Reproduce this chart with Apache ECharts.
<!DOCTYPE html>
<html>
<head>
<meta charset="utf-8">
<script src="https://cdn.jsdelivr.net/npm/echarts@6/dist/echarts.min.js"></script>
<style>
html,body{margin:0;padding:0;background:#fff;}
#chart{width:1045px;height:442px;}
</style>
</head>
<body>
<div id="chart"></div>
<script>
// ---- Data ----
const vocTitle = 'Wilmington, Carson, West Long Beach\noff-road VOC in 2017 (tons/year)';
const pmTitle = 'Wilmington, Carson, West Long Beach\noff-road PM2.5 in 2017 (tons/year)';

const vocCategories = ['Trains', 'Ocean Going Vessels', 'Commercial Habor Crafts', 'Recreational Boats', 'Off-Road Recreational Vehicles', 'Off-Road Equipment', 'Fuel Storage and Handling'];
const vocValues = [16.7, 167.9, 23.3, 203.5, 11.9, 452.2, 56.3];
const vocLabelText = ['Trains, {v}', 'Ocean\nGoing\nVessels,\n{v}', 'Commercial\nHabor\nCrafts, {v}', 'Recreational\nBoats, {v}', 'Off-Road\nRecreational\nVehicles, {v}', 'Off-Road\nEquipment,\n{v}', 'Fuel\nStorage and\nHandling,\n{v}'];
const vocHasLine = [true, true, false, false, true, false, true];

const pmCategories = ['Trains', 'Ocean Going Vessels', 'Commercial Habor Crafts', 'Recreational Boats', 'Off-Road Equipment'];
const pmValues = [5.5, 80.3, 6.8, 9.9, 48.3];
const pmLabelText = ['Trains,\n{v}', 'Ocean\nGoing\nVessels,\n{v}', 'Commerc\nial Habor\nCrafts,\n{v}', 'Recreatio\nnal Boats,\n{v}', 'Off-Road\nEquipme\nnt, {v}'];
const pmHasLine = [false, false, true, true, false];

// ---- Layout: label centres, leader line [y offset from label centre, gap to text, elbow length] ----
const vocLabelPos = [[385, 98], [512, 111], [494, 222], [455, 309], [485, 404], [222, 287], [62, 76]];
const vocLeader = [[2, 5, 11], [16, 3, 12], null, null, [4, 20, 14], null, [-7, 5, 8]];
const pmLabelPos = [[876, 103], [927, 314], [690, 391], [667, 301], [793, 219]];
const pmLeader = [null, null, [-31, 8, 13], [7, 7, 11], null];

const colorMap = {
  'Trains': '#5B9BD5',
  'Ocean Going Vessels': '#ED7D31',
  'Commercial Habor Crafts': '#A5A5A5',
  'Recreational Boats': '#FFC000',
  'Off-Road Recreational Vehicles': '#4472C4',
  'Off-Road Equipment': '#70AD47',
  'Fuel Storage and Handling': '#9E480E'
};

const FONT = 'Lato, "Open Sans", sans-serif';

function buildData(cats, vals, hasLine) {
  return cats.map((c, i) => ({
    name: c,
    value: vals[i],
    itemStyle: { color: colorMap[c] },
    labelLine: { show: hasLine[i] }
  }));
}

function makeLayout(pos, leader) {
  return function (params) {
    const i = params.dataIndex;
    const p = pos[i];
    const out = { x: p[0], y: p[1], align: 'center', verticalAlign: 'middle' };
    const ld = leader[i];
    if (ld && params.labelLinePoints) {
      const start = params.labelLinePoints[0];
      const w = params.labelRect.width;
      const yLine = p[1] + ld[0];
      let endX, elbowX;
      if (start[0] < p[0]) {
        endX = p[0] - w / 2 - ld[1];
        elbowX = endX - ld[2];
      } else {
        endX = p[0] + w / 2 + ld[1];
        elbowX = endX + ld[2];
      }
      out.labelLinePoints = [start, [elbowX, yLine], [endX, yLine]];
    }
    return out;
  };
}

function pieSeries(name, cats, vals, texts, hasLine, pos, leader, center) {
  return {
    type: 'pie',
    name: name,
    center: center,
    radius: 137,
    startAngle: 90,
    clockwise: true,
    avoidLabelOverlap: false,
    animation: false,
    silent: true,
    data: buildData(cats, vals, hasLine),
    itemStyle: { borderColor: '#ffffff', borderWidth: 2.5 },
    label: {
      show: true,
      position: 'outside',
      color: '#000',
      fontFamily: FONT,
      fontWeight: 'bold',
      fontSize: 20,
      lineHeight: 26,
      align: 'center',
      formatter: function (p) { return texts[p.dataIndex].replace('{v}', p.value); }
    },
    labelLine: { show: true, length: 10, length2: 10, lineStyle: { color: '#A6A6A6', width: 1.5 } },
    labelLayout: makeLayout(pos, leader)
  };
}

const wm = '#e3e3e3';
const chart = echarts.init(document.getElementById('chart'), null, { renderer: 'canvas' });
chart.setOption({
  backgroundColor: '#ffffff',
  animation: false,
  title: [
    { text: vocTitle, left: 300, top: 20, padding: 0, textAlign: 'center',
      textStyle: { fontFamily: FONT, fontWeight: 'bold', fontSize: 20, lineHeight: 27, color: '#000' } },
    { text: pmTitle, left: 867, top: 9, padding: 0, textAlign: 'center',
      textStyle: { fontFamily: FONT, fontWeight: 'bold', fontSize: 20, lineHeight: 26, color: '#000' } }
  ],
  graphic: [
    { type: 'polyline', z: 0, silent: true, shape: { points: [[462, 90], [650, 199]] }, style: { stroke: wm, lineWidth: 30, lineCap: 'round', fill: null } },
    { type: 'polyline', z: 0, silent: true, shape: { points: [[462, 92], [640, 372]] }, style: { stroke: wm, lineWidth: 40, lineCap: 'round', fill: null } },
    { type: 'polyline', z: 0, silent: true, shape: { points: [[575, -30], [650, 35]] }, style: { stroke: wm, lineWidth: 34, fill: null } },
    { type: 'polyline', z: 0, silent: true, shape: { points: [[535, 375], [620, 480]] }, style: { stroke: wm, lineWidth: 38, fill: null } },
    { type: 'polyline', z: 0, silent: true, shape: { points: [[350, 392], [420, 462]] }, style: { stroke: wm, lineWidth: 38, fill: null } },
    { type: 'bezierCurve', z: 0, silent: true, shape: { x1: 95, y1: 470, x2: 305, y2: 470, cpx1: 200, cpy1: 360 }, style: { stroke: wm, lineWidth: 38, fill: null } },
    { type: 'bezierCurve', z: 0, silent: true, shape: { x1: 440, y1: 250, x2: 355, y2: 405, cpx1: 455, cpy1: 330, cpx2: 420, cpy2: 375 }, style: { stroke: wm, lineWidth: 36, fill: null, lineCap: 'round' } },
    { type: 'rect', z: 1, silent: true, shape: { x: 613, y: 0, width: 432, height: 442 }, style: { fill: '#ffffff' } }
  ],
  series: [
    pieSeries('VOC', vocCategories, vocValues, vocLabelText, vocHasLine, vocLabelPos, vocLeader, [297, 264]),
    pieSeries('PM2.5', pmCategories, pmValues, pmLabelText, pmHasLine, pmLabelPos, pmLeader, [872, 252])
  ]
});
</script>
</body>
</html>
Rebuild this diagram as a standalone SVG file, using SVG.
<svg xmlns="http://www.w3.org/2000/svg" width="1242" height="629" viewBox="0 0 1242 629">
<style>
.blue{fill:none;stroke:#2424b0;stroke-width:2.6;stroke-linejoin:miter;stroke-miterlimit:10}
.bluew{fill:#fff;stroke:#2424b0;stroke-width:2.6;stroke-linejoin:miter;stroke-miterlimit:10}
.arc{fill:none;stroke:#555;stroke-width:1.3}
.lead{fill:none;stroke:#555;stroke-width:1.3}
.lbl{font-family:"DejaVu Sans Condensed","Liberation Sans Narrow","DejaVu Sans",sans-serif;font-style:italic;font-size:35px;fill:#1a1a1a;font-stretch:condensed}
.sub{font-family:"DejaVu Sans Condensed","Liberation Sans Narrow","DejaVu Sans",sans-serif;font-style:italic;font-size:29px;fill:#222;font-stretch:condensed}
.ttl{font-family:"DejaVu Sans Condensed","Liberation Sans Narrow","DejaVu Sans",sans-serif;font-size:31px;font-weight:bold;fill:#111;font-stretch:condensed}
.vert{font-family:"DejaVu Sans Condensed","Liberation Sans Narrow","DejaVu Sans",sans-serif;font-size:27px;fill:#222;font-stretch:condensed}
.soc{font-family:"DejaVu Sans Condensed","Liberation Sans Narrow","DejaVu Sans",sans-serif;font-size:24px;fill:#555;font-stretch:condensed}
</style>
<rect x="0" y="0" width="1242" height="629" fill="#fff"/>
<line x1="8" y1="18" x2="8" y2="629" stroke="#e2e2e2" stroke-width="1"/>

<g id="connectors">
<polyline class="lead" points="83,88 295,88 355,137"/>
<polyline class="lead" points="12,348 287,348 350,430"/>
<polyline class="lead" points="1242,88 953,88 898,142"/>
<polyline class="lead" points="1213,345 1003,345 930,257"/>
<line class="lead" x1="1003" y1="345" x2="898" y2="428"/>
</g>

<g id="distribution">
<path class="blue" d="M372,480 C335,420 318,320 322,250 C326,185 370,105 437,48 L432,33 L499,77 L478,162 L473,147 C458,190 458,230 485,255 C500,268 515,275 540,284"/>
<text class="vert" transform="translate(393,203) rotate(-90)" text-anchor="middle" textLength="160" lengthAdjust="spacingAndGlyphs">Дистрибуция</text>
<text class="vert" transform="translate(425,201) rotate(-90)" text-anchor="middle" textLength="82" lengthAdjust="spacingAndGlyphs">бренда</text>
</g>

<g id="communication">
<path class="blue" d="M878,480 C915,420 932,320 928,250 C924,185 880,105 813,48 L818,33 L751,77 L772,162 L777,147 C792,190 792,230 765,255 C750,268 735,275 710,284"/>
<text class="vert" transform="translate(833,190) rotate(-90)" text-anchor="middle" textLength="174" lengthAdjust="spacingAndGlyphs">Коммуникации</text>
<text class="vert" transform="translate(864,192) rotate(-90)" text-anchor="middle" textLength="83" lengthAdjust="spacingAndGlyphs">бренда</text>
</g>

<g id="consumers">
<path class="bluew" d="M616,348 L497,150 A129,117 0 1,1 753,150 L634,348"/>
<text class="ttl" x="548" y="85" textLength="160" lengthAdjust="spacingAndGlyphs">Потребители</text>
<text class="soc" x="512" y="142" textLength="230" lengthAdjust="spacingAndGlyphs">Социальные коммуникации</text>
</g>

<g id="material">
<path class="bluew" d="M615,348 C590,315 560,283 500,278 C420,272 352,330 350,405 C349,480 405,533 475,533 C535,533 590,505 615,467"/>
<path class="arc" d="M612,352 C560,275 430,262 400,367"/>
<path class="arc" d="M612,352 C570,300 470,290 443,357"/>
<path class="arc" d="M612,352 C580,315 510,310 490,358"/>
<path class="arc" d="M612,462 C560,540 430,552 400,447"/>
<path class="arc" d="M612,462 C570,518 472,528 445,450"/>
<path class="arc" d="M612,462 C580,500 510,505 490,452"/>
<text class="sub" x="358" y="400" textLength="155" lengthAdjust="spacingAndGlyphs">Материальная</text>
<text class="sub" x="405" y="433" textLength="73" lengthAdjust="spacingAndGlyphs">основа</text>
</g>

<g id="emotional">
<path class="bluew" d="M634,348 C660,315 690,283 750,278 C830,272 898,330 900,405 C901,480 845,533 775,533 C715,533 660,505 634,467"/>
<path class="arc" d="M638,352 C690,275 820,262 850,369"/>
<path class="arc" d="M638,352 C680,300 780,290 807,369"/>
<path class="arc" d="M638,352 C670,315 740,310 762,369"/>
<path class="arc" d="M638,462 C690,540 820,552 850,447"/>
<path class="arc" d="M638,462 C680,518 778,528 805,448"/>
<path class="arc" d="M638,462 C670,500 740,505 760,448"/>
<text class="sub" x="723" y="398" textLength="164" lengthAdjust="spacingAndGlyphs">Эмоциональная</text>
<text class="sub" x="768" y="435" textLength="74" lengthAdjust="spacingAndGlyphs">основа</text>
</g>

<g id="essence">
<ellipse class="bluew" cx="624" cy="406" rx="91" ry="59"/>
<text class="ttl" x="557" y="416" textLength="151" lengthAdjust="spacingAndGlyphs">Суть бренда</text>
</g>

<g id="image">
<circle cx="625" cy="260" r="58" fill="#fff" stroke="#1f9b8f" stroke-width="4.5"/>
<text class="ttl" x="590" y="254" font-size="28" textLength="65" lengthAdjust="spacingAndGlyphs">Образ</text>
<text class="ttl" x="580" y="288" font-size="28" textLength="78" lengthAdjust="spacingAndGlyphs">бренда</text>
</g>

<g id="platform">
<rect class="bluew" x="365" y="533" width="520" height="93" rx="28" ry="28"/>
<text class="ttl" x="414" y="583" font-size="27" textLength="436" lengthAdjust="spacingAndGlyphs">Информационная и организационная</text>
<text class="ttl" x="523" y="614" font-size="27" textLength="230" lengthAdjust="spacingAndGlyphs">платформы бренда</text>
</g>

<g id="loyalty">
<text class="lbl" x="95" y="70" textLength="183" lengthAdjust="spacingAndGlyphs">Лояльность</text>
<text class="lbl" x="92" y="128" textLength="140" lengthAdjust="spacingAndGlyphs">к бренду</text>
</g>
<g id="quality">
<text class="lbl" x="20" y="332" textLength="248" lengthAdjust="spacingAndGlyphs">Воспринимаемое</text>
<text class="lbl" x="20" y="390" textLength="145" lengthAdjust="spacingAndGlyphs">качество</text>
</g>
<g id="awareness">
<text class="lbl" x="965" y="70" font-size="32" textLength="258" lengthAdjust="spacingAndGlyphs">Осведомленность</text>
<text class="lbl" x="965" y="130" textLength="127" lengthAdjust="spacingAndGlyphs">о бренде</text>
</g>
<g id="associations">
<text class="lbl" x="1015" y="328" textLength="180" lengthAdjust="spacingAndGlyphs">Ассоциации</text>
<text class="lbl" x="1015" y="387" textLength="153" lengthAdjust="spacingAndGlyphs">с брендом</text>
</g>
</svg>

- WHAT THIS TASK INVOLVES: Starting at the first line of the material above, reproduce each line exactly up to and including the line with "true, false, true];".

- REPLY:
Reproduce this chart with Apache ECharts.
<!DOCTYPE html>
<html>
<head>
<meta charset="utf-8">
<script src="https://cdn.jsdelivr.net/npm/echarts@6/dist/echarts.min.js"></script>
<style>
html,body{margin:0;padding:0;background:#fff;}
#chart{width:1045px;height:442px;}
</style>
</head>
<body>
<div id="chart"></div>
<script>
// ---- Data ----
const vocTitle = 'Wilmington, Carson, West Long Beach\noff-road VOC in 2017 (tons/year)';
const pmTitle = 'Wilmington, Carson, West Long Beach\noff-road PM2.5 in 2017 (tons/year)';

const vocCategories = ['Trains', 'Ocean Going Vessels', 'Commercial Habor Crafts', 'Recreational Boats', 'Off-Road Recreational Vehicles', 'Off-Road Equipment', 'Fuel Storage and Handling'];
const vocValues = [16.7, 167.9, 23.3, 203.5, 11.9, 452.2, 56.3];
const vocLabelText = ['Trains, {v}', 'Ocean\nGoing\nVessels,\n{v}', 'Commercial\nHabor\nCrafts, {v}', 'Recreational\nBoats, {v}', 'Off-Road\nRecreational\nVehicles, {v}', 'Off-Road\nEquipment,\n{v}', 'Fuel\nStorage and\nHandling,\n{v}'];
const vocHasLine = [true, true, false, false, true, false, true];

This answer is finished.